The oversight and management of the lists of qualified households awaiting accommodation, including the allocation and transfer of tenancies, is a matter for the relevant local authority in accordance with Sections 20 and 22 of the Housing (Miscellaneous Provisions) Act 2009 and associated Social Housing Assessment and Allocation Regulations, respectively.

The application form for social housing support prescribed by the Social Housing Assessment Regulations 2011, as amended, requires applicants to provide details of any convictions under a number of specified statutes relating to anti-social behaviour and public order offences. Section 14 of the Housing (Miscellaneous Provisions) Act 1997 provides that local authorities may refuse to allocate or defer allocation of a dwelling to a person if they consider the person is, or has been, engaged in anti-social behaviour, or if the allocation of a dwelling to that person would not be in the interest of good estate management.

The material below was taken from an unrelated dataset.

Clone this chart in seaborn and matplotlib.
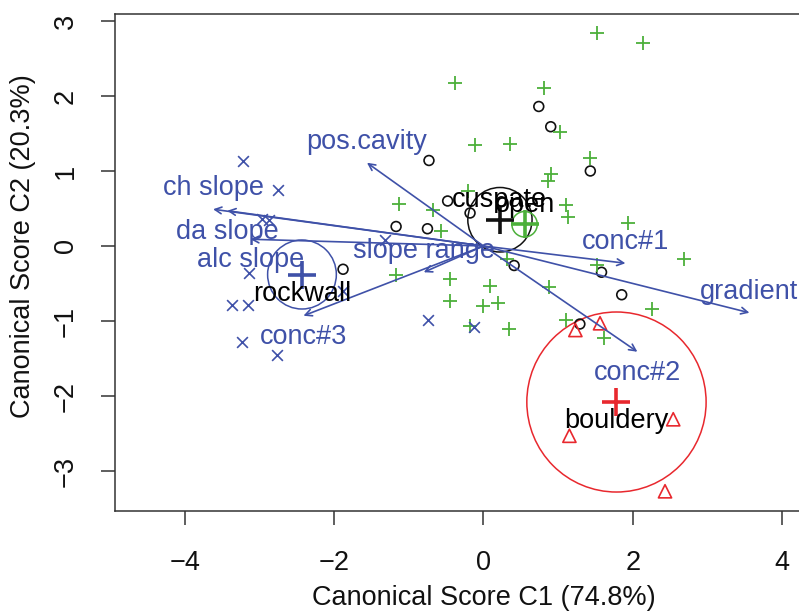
import matplotlib
matplotlib.use("Agg")
import matplotlib.pyplot as plt
import seaborn as sns
from matplotlib.patches import Circle

sns.set_style("white")
plt.rcParams['font.family'] = ['Liberation Sans', 'DejaVu Sans']

BLUE = '#3F51A8'
GREEN = '#4CB03A'
RED = '#E8282E'
BLACK = '#111111'

# observations per group (canonical scores C1, C2)
cuspate_x = [0.74, 0.90, -0.73, 1.43, -0.48, -0.18, -1.17, -0.75, 0.41, 1.58, 1.85, 1.29, -1.88, 0.24]
cuspate_y = [1.86, 1.59, 1.14, 1.00, 0.60, 0.44, 0.26, 0.23, -0.26, -0.35, -0.65, -1.04, -0.31, 0.59]

open_x = [1.52, 2.13, -0.38, 0.81, 1.02, -0.12, 0.36, 1.43, 0.91, 0.86, -0.21, -1.13, -0.68, 1.11, 1.13, -0.57,
          1.94, 2.69, 0.32, 1.52, -1.17, -0.45, 0.09, 0.88, -0.45, 0.00, 0.19, 2.26, 1.10, -0.18, 0.34, 1.61]
open_y = [2.84, 2.70, 2.17, 2.10, 1.52, 1.35, 1.36, 1.17, 0.96, 0.87, 0.73, 0.56, 0.48, 0.55, 0.38, 0.20,
          0.31, -0.18, -0.17, -0.25, -0.39, -0.44, -0.53, -0.55, -0.73, -0.80, -0.76, -0.84, -0.99, -1.07, -1.11, -1.22]

rockwall_x = [-3.22, -2.75, -2.96, -2.87, -3.14, -3.37, -3.15, -3.23, -2.77, -1.32, -0.74, -0.13, -1.88]
rockwall_y = [1.13, 0.74, 0.36, 0.34, -0.36, -0.78, -0.78, -1.28, -1.45, 0.08, -0.98, -1.08, -0.60]

bouldery_x = [1.23, 1.56, 2.54, 1.15, 2.43]
bouldery_y = [-1.12, -1.03, -2.31, -2.53, -3.27]

# group means and confidence circles
groups = ['rockwall', 'cuspate', 'open', 'bouldery']
cent_x = [-2.43, 0.22, 0.55, 1.78]
cent_y = [-0.38, 0.35, 0.29, -2.08]
cent_r = [0.46, 0.43, 0.17, 1.20]
cent_col = [BLUE, BLACK, GREEN, RED]
cent_side = [-1, 1, 1, -1]

# variable vectors
vars_ = ['pos.cavity', 'ch slope', 'da slope', 'alc slope', 'slope range', 'conc#3', 'conc#1', 'gradient', 'conc#2']
vec_x = [-1.56, -3.62, -3.43, -3.12, -0.80, -2.41, 1.90, 3.56, 2.06]
vec_y = [1.11, 0.49, 0.47, 0.09, -0.35, -0.93, -0.23, -0.89, -1.41]
vec_side = [1, 1, -1, -1, 1, -1, 1, 1, -1]

fig = plt.figure(figsize=(7.99, 6.13), dpi=100)
ax = fig.add_axes([115 / 799, 102 / 613, 693 / 799, 497 / 613])

# circles
for cx, cy, r, c in zip(cent_x, cent_y, cent_r, cent_col):
    ax.add_patch(Circle((cx, cy), r, fill=False, ec=c, lw=1.1, zorder=2))

# points
sns.scatterplot(x=cuspate_x, y=cuspate_y, marker='o', s=50, color=BLACK,
                facecolor='none', edgecolor=BLACK, linewidth=1.2, ax=ax, zorder=3)
sns.scatterplot(x=open_x, y=open_y, marker='+', s=100, color=GREEN, linewidth=1.3, ax=ax, zorder=3)
sns.scatterplot(x=rockwall_x, y=rockwall_y, marker='x', s=60, color=BLUE, linewidth=1.2, ax=ax, zorder=3)
sns.scatterplot(x=bouldery_x, y=bouldery_y, marker='^', s=90, color=RED,
                facecolor='none', edgecolor=RED, linewidth=1.2, ax=ax, zorder=3)

# arrows
for name, vx, vy, side in zip(vars_, vec_x, vec_y, vec_side):
    ax.annotate('', xy=(vx, vy), xytext=(0, 0),
                arrowprops=dict(arrowstyle='->', color=BLUE, lw=1.2, shrinkA=0, shrinkB=0,
                                mutation_scale=12), zorder=4)
    ax.annotate(name, xy=(vx, vy), xytext=(0, 15 * side), textcoords='offset points',
                ha='center', va='center', color=BLUE, fontsize=19.5, zorder=6)

# centroids
for g, cx, cy, c, side in zip(groups, cent_x, cent_y, cent_col, cent_side):
    sns.scatterplot(x=[cx], y=[cy], marker='+', s=380, color=c, linewidth=2.6, ax=ax, zorder=5)
    ax.annotate(g, xy=(cx, cy), xytext=(0, 14 * side), textcoords='offset points',
                ha='center', va='center', color='black', fontsize=19.5, zorder=6)

ax.set_xlim(-4.933, 4.344)
ax.set_ylim(-3.533, 3.093)
ax.set_xticks([-4, -2, 0, 2, 4])
ax.set_yticks([-3, -2, -1, 0, 1, 2, 3])
ax.tick_params(axis='both', direction='out', length=10, width=1.1, color='#333333',
               labelsize=19.5, labelcolor='#111111', bottom=True, left=True)
ax.tick_params(axis='x', pad=18)
ax.tick_params(axis='y', pad=16, labelrotation=90)
for lab in ax.get_yticklabels():
    lab.set_va('center')
for sp in ax.spines.values():
    sp.set_color('#333333')
    sp.set_linewidth(1.1)

ax.set_xlabel('Canonical Score C1 (74.8%)', fontsize=19.5, color='#111111', va='center')
ax.set_ylabel('Canonical Score C2 (20.3%)', fontsize=19.5, color='#111111', va='center')
ax.xaxis.set_label_coords((483.5 - 115) / 693, (511 - 598) / 497)
ax.yaxis.set_label_coords((23 - 115) / 693, (511 - 246) / 497)

fig.savefig('out.png', dpi=100)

Section 15 of the Housing (Miscellaneous Provisions) Act, 1997 provides for a housing authority to request from another housing authority or a specified person, including a member of the Garda Síochána, information in relation to any person seeking a house from the authority or residing or proposing to reside at a house provided by the authority or whom the authority considers may be or may have been engaged in anti-social behaviour.

However, it should be stated that a conviction for one of these public order offences is not necessarily proof of anti-social behaviour as defined in the 1997 Act, this is a matter for determination by the local authority in each instance in the light of all relevant circumstances.